Artist View of #metoo

Tuca & Birdie materialized on my screen because Netflix knows I like animation, female comics, and art by and about women and culture. Thank you, Netflix!  If you have not watched Tuca & Bertie, put it in your cue for laughs and contemplation. Enjoy it for the delightful images, the characters, and the clarity of love between friends. The “fall off the couch” humor is delivered in dialogue and music by the irrepressible Ali Wong ( who made pregnancy so absurd and laughable), and Tiffany Haddish, whose Tuca is a mashup of every best friend you ever had.

The story includes a girlhood sexual assault  of one of the characters. The sensitivity shown in telling the story , in words and images, brought the series to a whole new level of importance.

A million thanks to Lisa Hanawalt, who created this work.

After watching the show, I searched for artists who have had something to say about trauma and #metoo.

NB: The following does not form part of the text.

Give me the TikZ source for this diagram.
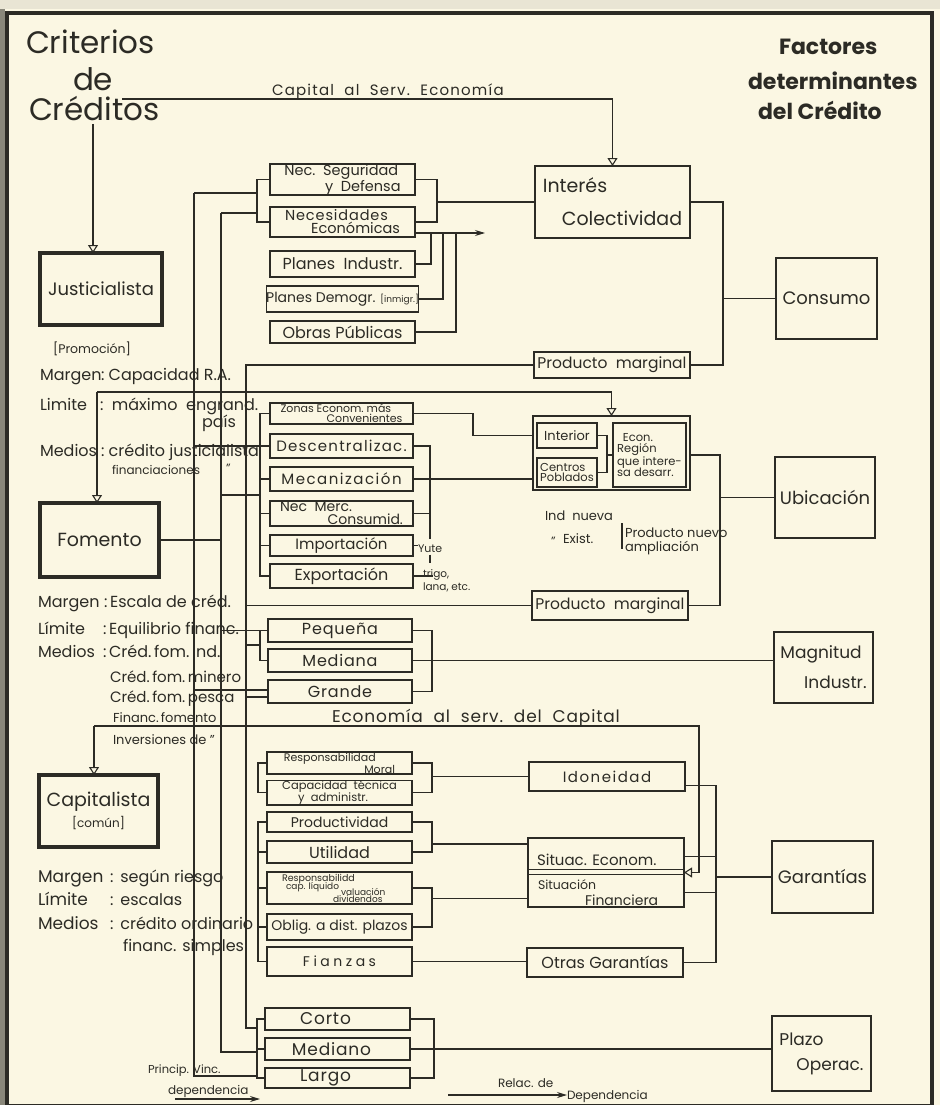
\documentclass[tikz,border=0pt]{standalone}
\usepackage{fontspec}
\setmainfont{Poppins}
\usetikzlibrary{arrows.meta,calc}
\definecolor{paper}{HTML}{FBF7E3}
\definecolor{ink}{HTML}{2C2B25}
\newcommand\fz[2]{\fontsize{#1}{#2}\selectfont}
\newcommand\lsp[1]{\addfontfeature{LetterSpace=#1}}
\newcommand\mybox[7][]{\node[bx,#1,minimum width={(#5)-(#3)},minimum height={(#6)-(#4)}] (#2) at ({((#3)+(#5))/2},{((#4)+(#6))/2}) {#7};}
\begin{document}
\begin{tikzpicture}[x=1pt,y=-1pt,color=ink,line width=1.1pt,
 bx/.style={draw=ink,rectangle,inner sep=0pt,outer sep=0pt,line width=1.3pt,align=left,font=\fz{14}{15}},
 thk/.style={line width=3.6pt},
 mid/.style={line width=2.2pt},
 arr/.style={-{Triangle[open,length=8pt,width=10pt]}},
 sarr/.style={-{Stealth[length=10pt,width=6pt]}},
 txt/.style={inner sep=0pt,outer sep=0pt,anchor=base west,font=\fz{16}{17}}]
\useasboundingbox (0,0) rectangle (940,1105);
\fill[paper] (0,0) rectangle (940,1105);
\fill[ink!55!paper] (0,0) rectangle (5,1105);
\fill[paper!85!gray] (0,0) rectangle (940,9);
\draw[line width=4.5pt] (7,13) rectangle (932,1106);
% titles
\node[txt,font=\fz{31}{31}] (t1) at (26,54) {Criterios};
\node[txt,font=\fz{31}{31}] (t2) at (73,91) {de};
\node[txt,font=\fz{31}{31}] (t3) at (29,121) {Créditos};
\node[txt,font=\fz{22}{22}\bfseries] (t4) at (779,55) {Factores};
\node[txt,font=\fz{22}{22}\bfseries] (t5) at (748,90) {determinantes};
\node[txt,font=\fz{22}{22}\bfseries] (t6) at (758,120) {del Crédito};
% main boxes
\mybox[thk,align=center,font=\fz{18}{20}]{jus}{40}{253}{162}{325}{Justicialista}
\mybox[thk,align=center,font=\fz{19}{20}]{fom}{40}{503}{159}{577}{Fomento}
\mybox[thk,align=center,font=\fz{19}{20}]{cpt}{39}{775}{158}{847}{Capitalista\\[1pt]{\fz{12}{12}[común]}}
\mybox[mid,font=\fz{18}{20}]{con}{776}{258}{877}{339}{Consumo}
\mybox[mid,font=\fz{18}{20}]{ubi}{775}{457}{875}{538}{Ubicación}
\mybox[mid,font=\fz{17}{30}]{mag}{774}{632}{873}{703}{Magnitud\\\hspace*{1.4em}Industr.}
\mybox[mid,font=\fz{18}{20}]{gar}{772}{841}{873}{913}{Garantías}
\mybox[mid,font=\fz{17}{25}]{pla}{772}{1016}{871}{1091}{Plazo\\\hspace*{1em}Operac.}
\mybox[line width=2.6pt,font=\fz{19}{33}]{int}{535}{166}{690}{238}{Interés\\\hspace*{1em}Colectividad}
% group 1
\mybox[font=\fz{14.5}{13}]{nsd}{270}{164}{415}{195}{Nec.\ \ Seguridad\\\hspace*{2.8em}y\ \ Defensa}
\mybox[font=\fz{14.5}{13}]{nec}{270}{207}{415}{237}{{\lsp{6}Necesidades}\\\hspace*{1.8em}Económicas}
\mybox[font=\fz{16}{16}]{pli}{270}{251}{415}{277}{Planes\ \ Industr.}
\mybox[font=\fz{14}{14}]{pld}{270}{286}{415}{312}{Planes Demogr. {\fz{9}{9}[inmigr.]}}
\mybox[font=\fz{16}{16}]{obr}{270}{321}{415}{343}{Obras\ Públicas}
\mybox[font=\fz{15.5}{15}]{pm1}{534}{352}{690}{378}{Producto\ \ marginal}
\mybox[font=\fz{15.5}{15}]{pm2}{532}{591}{688}{620}{Producto\ \ marginal}
% group 2
\mybox[font=\fz{11}{10}]{zon}{270}{403}{413}{424}{Zonas\ Econom.\ más\\\hspace*{4.2em}Convenientes}
\mybox[font=\fz{15}{15}]{des}{270}{434}{413}{458}{{\lsp{8}Descentralizac.}}
\mybox[font=\fz{15}{15}]{mec}{270}{467}{413}{491}{{\lsp{10}Mecanización}}
\mybox[font=\fz{14}{13}]{ncm}{270}{501}{413}{526}{Nec\ \ Merc.\\\hspace*{3.4em}Consumid.}
\mybox[font=\fz{15}{15}]{imp}{270}{535}{413}{556}{Importación}
\mybox[font=\fz{16}{16}]{exp}{270}{564}{413}{588}{Exportación}
\mybox[line width=1.5pt]{reg}{533}{416}{690}{490}{}
\mybox[font=\fz{13}{13}]{inr}{537}{423}{597}{448}{Interior}
\mybox[font=\fz{11.5}{10.5}]{cen}{537}{458}{597}{487}{Centros\\Poblados}
\mybox[font=\fz{11.5}{11.5}]{eco}{613}{423}{686}{487}{\hspace*{0.5em}Econ.\\Región\\que intere-\\sa desarr.}
\node[txt,font=\fz{11}{11}] (yute) at (418,552) {Yute};
\node[txt,font=\fz{10.5}{10.5}] (trigo) at (423,577) {trigo,};
\node[txt,font=\fz{10.5}{10.5}] (lana) at (423,590) {lana, etc.};
% group 3
\mybox[font=\fz{16}{16}]{peq}{268}{619}{412}{642}{{\lsp{5}Pequeña}}
\mybox[font=\fz{16}{16}]{med}{268}{649}{412}{672}{{\lsp{5}Mediana}}
\mybox[font=\fz{16}{16}]{gra}{268}{680}{412}{703}{{\lsp{5}Grande}}
% group 4
\mybox[font=\fz{11}{9.5}]{rm}{267}{752}{412}{774}{Responsabilidad\\\hspace*{7.3em}Moral}
\mybox[font=\fz{11.5}{9.5}]{cpc}{267}{782}{412}{803}{Capacidad\ \ técnica\\\hspace*{1.4em}y\ \ administr.}
\mybox[font=\fz{14}{14}]{pro}{267}{812}{412}{832}{Productividad}
\mybox[font=\fz{16}{16}]{uti}{267}{841}{412}{863}{Utilidad}
\mybox{rsp}{267}{872}{412}{904}{}
\node[txt,font=\fz{9.5}{9.5}] (rs1) at (282,881) {Responsabilidd};
\node[txt,font=\fz{9}{9}] (rs2) at (286,889) {cap. líquido};
\node[txt,font=\fz{9}{9}] (rs3) at (341,895) {valuación};
\node[txt,font=\fz{9}{9}] (rs4) at (333,902.5) {dividendos};
\mybox[font=\fz{14}{14}]{obl}{267}{914}{412}{940}{Oblig. a dist. plazos}
\mybox[font=\fz{14}{14}]{fia}{267}{947}{412}{976}{{\lsp{25}Fianzas}}
\mybox[font=\fz{15}{15}]{ido}{529}{762}{685}{791}{{\lsp{10}Idoneidad}}
\mybox[mid]{sit}{528}{838}{684}{907}{}
\node[txt,font=\fz{15}{15}] (sit1) at (537,865) {Situac. Econom.};
\node[txt,font=\fz{12.5}{12}] (sit2) at (538,889) {Situación};
\node[txt,font=\fz{14}{14}] (sit3) at (585,905) {Financiera};
\mybox[font=\fz{16}{16}]{otr}{527}{948}{683}{977}{Otras Garantías}
% group 5
\mybox[font=\fz{17}{17}]{cor}{265}{1008}{410}{1030}{{\lsp{5}Corto}\hspace*{24pt}}
\mybox[font=\fz{17}{17}]{mdo}{265}{1038}{410}{1060}{{\lsp{5}Mediano}\hspace*{12pt}}
\mybox[font=\fz{17}{17}]{lar}{265}{1068}{410}{1088}{{\lsp{5}Largo}\hspace*{24pt}}
% left texts
\node[txt,font=\fz{12.5}{12}] at (53,353) {[Promoción]};
\node[txt] at (40,380) {Margen}; \node[txt] at (101,380) {:\ Capacidad R.A.};
\node[txt] at (40,410) {Limite}; \node[txt] at (100,410) {:\ \ máximo\ \ engrand.};
\node[txt] at (202,427) {país};
\node[txt] at (40,456) {Medios}; \node[txt] at (101,456) {:\ crédito justicialista};
\node[txt,font=\fz{12}{12}] at (112,474) {financiaciones};
\node[txt,font=\fz{12}{12}] at (226,472) {''};
\node[txt] at (38,607) {Margen}; \node[txt] at (104,607) {:\,Escala de créd.};
\node[txt] at (38,634) {Límite}; \node[txt] at (103,634) {:\,Equilibrio financ.};
\node[txt] at (38,657) {Medios}; \node[txt] at (103,657) {:\,Créd.\,fom.\,ind.};
\node[txt,font=\fz{15}{15}] at (110,682) {Créd.\,fom.\,minero};
\node[txt,font=\fz{15}{15}] at (110,702) {Créd.\,fom.\,pesca};
\node[txt,font=\fz{13}{13}] at (113,722) {Financ.\,fomento};
\node[txt,font=\fz{13}{13}] at (113,744) {Inversiones de ''};
\node[txt,font=\fz{17}{17}] at (38,882) {Margen}; \node[txt,font=\fz{16}{16}] at (110,882) {:\ \,según riesgo};
\node[txt,font=\fz{17}{17}] at (38,905) {Límite}; \node[txt,font=\fz{16}{16}] at (110,905) {:\ \,escalas};
\node[txt,font=\fz{17}{17}] at (38,929) {Medios}; \node[txt,font=\fz{16}{16}] at (110,929) {:\ \,crédito ordinario};
\node[txt,font=\fz{16}{16}] at (123,951) {financ. simples};
% other texts
\node[txt,font=\fz{15}{15}] at (272,96) {{\lsp{8}Capital\ \ al\ \ Serv.\ \ Economía}};
\node[txt,font=\fz{17}{17}] at (332,722) {{\lsp{5}Economía\ \ al\ \ serv.\ \ del\ \ Capital}};
\node[txt,font=\fz{13}{13}] at (545,520) {Ind\ \ nueva};
\node[txt,font=\fz{12}{12}] at (551,545) {''};
\node[txt,font=\fz{13}{13}] at (563,543) {Exist.};
\node[txt,font=\fz{13}{13}] at (625,537) {Producto nuevo};
\node[txt,font=\fz{13}{13}] at (625,551) {ampliación};
\draw (622,523) -- (622,549);
\node[txt,font=\fz{11.5}{11}] at (148,1073) {Princip. Vinc.};
\node[txt,font=\fz{12}{12}] at (168,1094) {dependencia};
\node[txt,font=\fz{12}{12}] at (498,1087) {Relac. de};
\node[txt,font=\fz{12}{12}] (dep) at (567,1099) {Dependencia};
% coordinates
\coordinate (s1t) at (194,193); \coordinate (s1b) at (194,1076);
\coordinate (s2t) at (221,213); \coordinate (s2b) at (221,1052);
\coordinate (s3b) at (246,1028);
\coordinate (cap0) at (122,99);
\coordinate (cr0) at (93,124);
\coordinate (f0) at (97,392);
\coordinate (c0) at (94,726);
\coordinate (c1) at (699,726);
\coordinate (na) at (415,233);
\coordinate (cbr) at (723,298.5);
\coordinate (ubr) at (720,497.5);
\coordinate (gbr) at (716,877);
\coordinate (j2a) at (221,495);
\coordinate (j3c) at (246,645);
\coordinate (j1g) at (194,690);
\coordinate (j3g) at (246,697);
\coordinate (lg1) at (175,1099);
\coordinate (lg2) at (448,1095);
% arrows from criteria
\draw[arr] (cap0) -| (int.north);
\draw[arr] (cr0) -- (cr0 |- jus.north);
\draw[arr] (f0) -- (f0 |- fom.north);
\draw[arr] (f0) -| (reg.north);
\draw[arr] (c0) -- (c0 |- cpt.north);
\draw[arr] (c0) -- (c1) |- (sit.east);
% spines
\draw (s1t) -- (s1b) -- ++(63,0);
\draw (s1t) -- ++(63,0);
\draw (s2t) -- (s2b) -- ++(36,0);
\draw (s2t) -- ++(36,0);
\draw (pm1.west) -| (s3b) -- ++(11,0);
\draw (fom.east) -- (fom.east -| s2t);
\draw (pm2.west) -- (pm2.west -| s3b);
% group 1 connectors
\draw (nsd.west) -- ++(-13,0) |- (nec.west);
\draw (nsd.east) -- ++(22,0) |- (nec.east);
\draw (int.west) -- ++(-98,0);
\draw[sarr] (na) -- ++(70,0);
\draw (pli.east) -| ($(na)+(16,0)$);
\draw (pld.east) -| ($(na)+(28,0)$);
\draw (obr.east) -| ($(na)+(41,0)$);
\draw (int.east) -| (cbr) |- (pm1.east);
\draw (cbr) -- (con.west);
% group 2 connectors
\draw (zon.west) -- ++(-10,0) |- (exp.west);
\foreach \n in {des,mec,ncm,imp} \draw (\n.west) -- ++(-10,0);
\draw (s1t |- des.west) -- ++(66,0);
\draw (j2a) -- ++(39,0);
\draw (des.east) -- ++(17,0) |- ($(imp.east)+(17,-7)$);
\draw (ncm.east) -- ++(17,0);
\draw (mec.east) -- (mec.east -| reg.west);
\draw (imp.east) -- ++(5,0);
\draw ($(imp.east)+(17,9)$) -- ++(0,8);
\draw (exp.east) -- ++(20,0);
\draw (zon.east) -- ++(60,0) |- (reg.west |- inr.west);
\draw (inr.east) -- ++(10,0) |- (cen.east);
\draw (eco.west) -- ++(-6,0);
\draw (eco.east -| reg.east) -| (ubr) |- (pm2.east);
\draw (ubr) -- (ubi.west);
% group 3 connectors
\draw (peq.west) -- ++(-8,0) |- (med.west);
\draw (s2t |- peq.west) -- ++(39,0);
\draw (j3c) -- ++(14,0);
\draw (j1g) -- (j1g -| gra.west);
\draw (j3g) -- (j3g -| gra.west);
\draw (peq.east) -- ++(20,0) |- (gra.east);
\draw (med.east) -- (med.east -| mag.west);
% group 4 connectors
\draw (rm.west) -- ++(-9,0) |- (cpc.west);
\draw (pro.west) -- ++(-9,0) |- (fia.west);
\foreach \n in {uti,rsp,obl} \draw (\n.west) -- ++(-9,0);
\draw (rm.east) -- ++(20,0) |- (cpc.east);
\draw (ido.west) -- ++(-97,0);
\draw (pro.east) -- ++(20,0) |- (uti.east);
\draw ($(sit.west)+(0,-28.5)$) -- ++(-96,0);
\draw (rsp.east) -- ++(20,0) |- (obl.east);
\draw ($(sit.west)+(0,26)$) -- ++(-96,0);
\draw (fia.east) -- (fia.east -| otr.west);
\draw ($(sit.west)+(0,-3)$) -- ($(sit.east)+(0,-3)$);
\draw ($(sit.west)+(0,2)$) -- ($(sit.east)+(0,2)$);
\draw ($(ido.east)+(0,9)$) -| (gbr) |- (otr.east);
\draw ($(sit.east)+(0,-16)$) -- ++(32,0);
\draw ($(sit.east)+(0,20)$) -- ++(32,0);
\draw (gbr) -- (gar.west);
% group 5 connectors
\draw (cor.west) -- ++(-8,0) |- (lar.west);
\draw (mdo.west) -- ++(-8,0);
\draw (cor.east) -- ++(24,0) |- (lar.east);
\draw (mdo.east) -- (mdo.east -| pla.west);
% legends
\draw[sarr] (lg1) -- ++(85,0);
\draw[sarr] (lg2) -- (lg2 -| dep.west);
\end{tikzpicture}
\end{document}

In classical art, rape is a frequent topic that is often cleaned up and romanticized by male artists. Starting in the 20th century artists began to apply the female gaze to the subject.

Here is a small selection of all the wonderful work out there:

“Woman Walks into Bar — Is Raped by Four Men on the Pool Table — While 20 Watch” by Sue Coe 1983.  Depicts reality that four men brutally and publicly gang-raped a 21-year-old woman while patrons in a New Bedford, Massachusetts, tavern looked on and did not intervene.

Then we have then incomparable Betty Tompkins works referring to #metoo:

For her latest series, entitled “Apologia” (2018), artist Betty Tompkins has literally dismantled art history books in order to make a statement about gender equality. Each follows a similar format: pink text, painted atop reproductions of old paintings. All the language derives from public apologies that Chuck Close, Matt Lauer, and other prominent figures have made in response to recent sexual harassment scandals.
For her latest series, entitled “Apologia” (2018), artist Betty Tompkins has literally dismantled art history books in order to make a statement about gender equality. Each follows a similar format: pink text, painted atop reproductions of old paintings. All the language derives from public apologies that Chuck Close, Matt Lauer, and other prominent figures have made in response to recent sexual harassment scandals.

Eliza Hatch, a photojournalist created “Cheer Up Luv,” a series of photographs and interviews retelling women’s stories of sexual harassment. Since launching the project, she’s featured over 100 women in three different cities London, New York, and Tokyo.

Before the viral #metoo movement began, Hatch says, “When I asked women whether they experienced harassment, most women would either say all the time or that they didn’t know if it counted as harassment. Post the #metoo movement, women have now started to realize that their experiences are valid and that their stories have a voice.”

“I started the project as a way of showing my male friends the kind of things we would have to put up with, as they never used to believe the scale of the issue when we spoke about it in group situations,” she says, “However as the project grew, it became more than just raising awareness.” Today, “Cheer Up Love” has become a global platform for women to find solidarity and strength. “The support from men and women for the project has been immense, and encourages me to continue my work.” Hatch intends to expand the project and encourages anyone with a story to reach out to her on Instagram @cheerupluv.

In the series Portals, I had such difficulty creating images exploring childhood rape that I used appropriation and revision to tell the story. This process helped me to define how we as humans go from innocence to knowing. Like me, many girls first sexual experience is rape.

Visual artists, writers, poets, film makers and musicians have something to say on the subject violence against women. I encourage you to explore their work. Solving the problems addressed in the #metoo movement need artists to be part of the conversation. Creative expression creates a valuable space, a pause in between conversations to be vulnerable, expressive and understood. That is why art in the #metoo movement is critical and only just beginning.